I find that as I write, I am becoming much more present to the joy around me.  I wish I could record the sounds of Peter's yodels and giggles mixed with the spontaneous, full voice singing and peals of laughter!

Received a phone call that frustrated me (from a family member) - prayed for help, talked with Mike, felt hopeful about my ability to be calm with my loved one.

Phone call with a friend - listened and learned about relationships and healing childhood pains.  I will try to implement listening from the heart when I feel annoyed by someone else. Slowing down and living in the present is the task.  I wonder if it's possible to keep time as my servant not my master.  It seems that "time" is the culprit --without it, I could be content to flow with moments.  Isn't that what I am trying to do with this blog; record and live in the moment regardless of the pressures of performance in "time".

Taught voice lessons

A lively dinner - Peter squawking,  kids talking about their day, mom praising her own cooking, dad eating in silence - general positivity.

Gabriella playing her beautiful music.  Having an accomplished musician in the house is dreamy!  She brings so much light into our lives with her music, singing, playing the cello and the piano.  It brings her joy and fills our home with good vibrations!

Lily diligently working on her math, without complaint; Mike assisting her from the kitchen.

Peter's nose pressed up against the window, screaming to get out and be with the terrific two  who are still slingshoting snowballs and eating icicles!

Snuggles with Peter before bed, coercing him to let go of the big truck in his hand with promises of play in the morning.
The usual songs - "I love you so much and Dreamers holiday" - yet I feel prompted to sing more, to take this quiet moment to teach of the Savior even to one so young.  For him it is likely not a teaching, but a remembering.
"Our birth is but a sleep and a forgetting:
The Soul that rises with us, our life's Star,  60
        Hath had elsewhere its setting,
          And cometh from afar:
        Not in entire forgetfulness,
        And not in utter nakedness,
But trailing clouds of glory do we come  65
        From God, who is our home:
Heaven lies about us in our infancy!"  William Wordsworth


The pictures I have taken today seem to be inspiring the whole family on to more and more creativity.  S & B donned cloaks and light sabers (using long bubble wands from the dollar store) for a play fight between star wars characters.  After our scripture study they set up a scene from the scriptures with playmobile and ponies!  They have had a good day, a fun day, a day to remember... As I have shared the blog with our family, it has seemed to fill us all a little fuller.  Our life seems rich when written on page.  The activities of today, while still present, seem to morph into a memory to be rehearsed at the dinner table or in the car, laughing and embellishing while speaking over and in between one another.  We are trying a little harder to hold on to the images of love captured digitally.


Mike leads the family in devotional. 2 short movies that provide inspiration for living outside oneself.
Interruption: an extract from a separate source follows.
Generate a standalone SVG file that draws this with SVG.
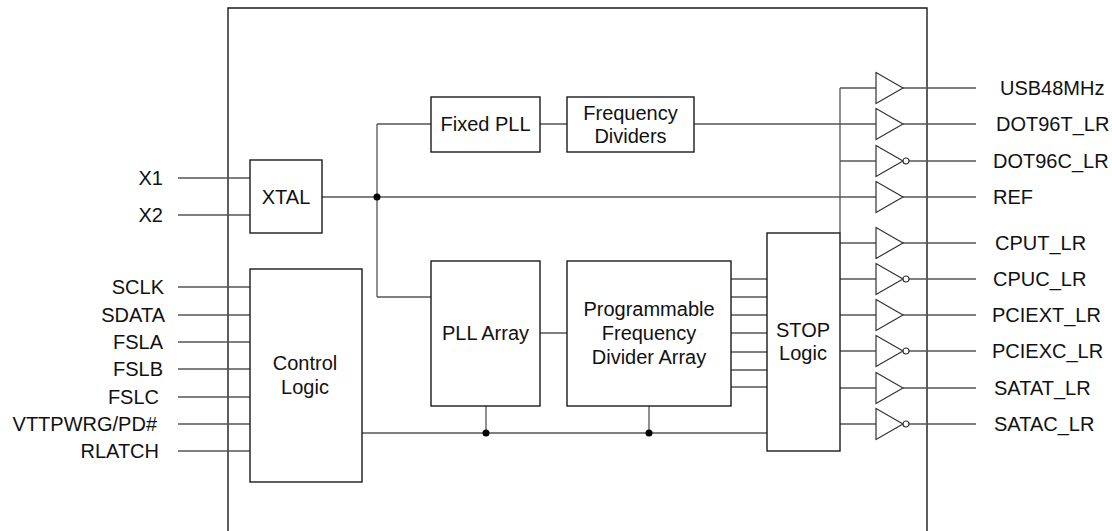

I think a follow up to our brief discussion this morning.  The true story of the inspiration behind Charles Dickens "A Christmas Carol" - how relevant for Lily and Gabriella's play. I rub the shoulders of our oldest daughters, the desire to share my feelings of love through touch is a conscious decision. Sophia wants some too.  We read some verses from the Book of Mormon and talk about how to apply them to our situations - and they definitely apply!  Kneel for family prayer (we remind one another to kneel and it makes a difference).  It feels good to be working together with my husband.

Getting close to bed time. I fight the urge to think of all the things that haven't been checked off my list today.  I haven't found time to take care of myself, yet I am fulfilled.  There is  no greater joy for me than a happy home so it turns out I did take care of myself today.